Marriage is not just about two people in love making a commitment to each other. It's about making that commitment in front of the community those two people live in. It's about their friends and their family. It's public.

And, making that commitment can make people think that you owe the commitment to them, not just your spouse. Even if you made that commitment when you were too young to know better. Even if you made that commitment to the wrong person.

Any commitment between my boyfriend and me is just that: between us. Our business. no one else's.

It's also why I'm tired of being told, and seeing other women and girls (or anyone, really) being told that marriage is happiness. No it isn't. No. It isn't.

I'm tired of marriage being glorified. I'm tired of dealing with people who still think that, if I just go back to my ex husband, I'll be happy, when the opposite is true.

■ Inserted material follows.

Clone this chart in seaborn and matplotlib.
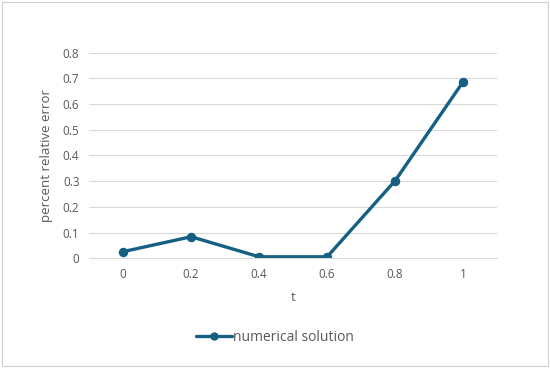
import matplotlib
matplotlib.use('Agg')
import matplotlib.pyplot as plt
import matplotlib.patches as mpatches
from matplotlib.lines import Line2D
import seaborn as sns

# Data
t_labels = ['0', '0.2', '0.4', '0.6', '0.8', '1']
rel_error = [0.026, 0.084, 0.006, 0.006, 0.302, 0.687]
series_name = 'numerical solution'

LINE_COLOR = '#156082'
TEXT_COLOR = '#595959'
GRID_COLOR = '#d9d9d9'

sns.set_theme(style='white')
plt.rcParams['font.family'] = ['Open Sans', 'DejaVu Sans']

fig = plt.figure(figsize=(5.5, 3.68), dpi=100)
ax = fig.add_axes([0.162, 0.298, 0.742, 0.559])

sns.pointplot(x=t_labels, y=rel_error, color=LINE_COLOR, markers='o',
              linestyles='-', ax=ax, linewidth=2.4, markersize=5)

ax.set_xlim(-0.5, len(t_labels) - 0.5)
ax.set_ylim(0, 0.8)
ax.set_yticks([0, 0.1, 0.2, 0.3, 0.4, 0.5, 0.6, 0.7, 0.8])
ax.set_yticklabels(['0', '0.1', '0.2', '0.3', '0.4', '0.5', '0.6', '0.7', '0.8'])
ax.yaxis.grid(True, color=GRID_COLOR, linewidth=0.8)
ax.set_axisbelow(True)
for side in ['top', 'right', 'left']:
    ax.spines[side].set_visible(False)
ax.spines['bottom'].set_color(GRID_COLOR)
ax.spines['bottom'].set_linewidth(0.8)
ax.tick_params(axis='both', length=0, labelsize=8.5, colors=TEXT_COLOR, pad=7)

ax.set_xlabel('t', fontsize=9.5, color=TEXT_COLOR, labelpad=7)
ax.set_ylabel('percent relative error', fontsize=9.5, color=TEXT_COLOR, labelpad=7)

handle = Line2D([], [], color=LINE_COLOR, linewidth=2.4, marker='o', markersize=5)
fig.legend([handle], [series_name], loc='center', bbox_to_anchor=(0.5, 0.083),
           frameon=False, fontsize=10, labelcolor=TEXT_COLOR,
           handlelength=2.6, handletextpad=0.1)

fig.patches.append(mpatches.Rectangle((0.004, 0.005), 0.992, 0.99, transform=fig.transFigure,
                                      fill=False, edgecolor='#d0d0d0', linewidth=0.8))

fig.savefig('out.png', dpi=100)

Marriage can be happy, but it can be miserable. For me, marriage was miserable, but I am happy now.

I understand that my ex and I were just children playing at marriage, but if someone is getting married as a result of any outside pressure at all, even if that pressure is just fairy tales repeating the mantra that marriage is synonymous with happily ever after, isn't that someone just a child playing at marriage as well?

For marriage to succeed, it really needs to happen for the right reasons. Over-glorifying marriage will only lead to more marriages like mine.

So please, if you're one to preach that if young ladies want to achieve happiness in life, what they need to do is settle down and become someone's wife, please just stop. You're not helping, you're just spreading a damaging and harmful myth that has a tendency to hurt everyone involved.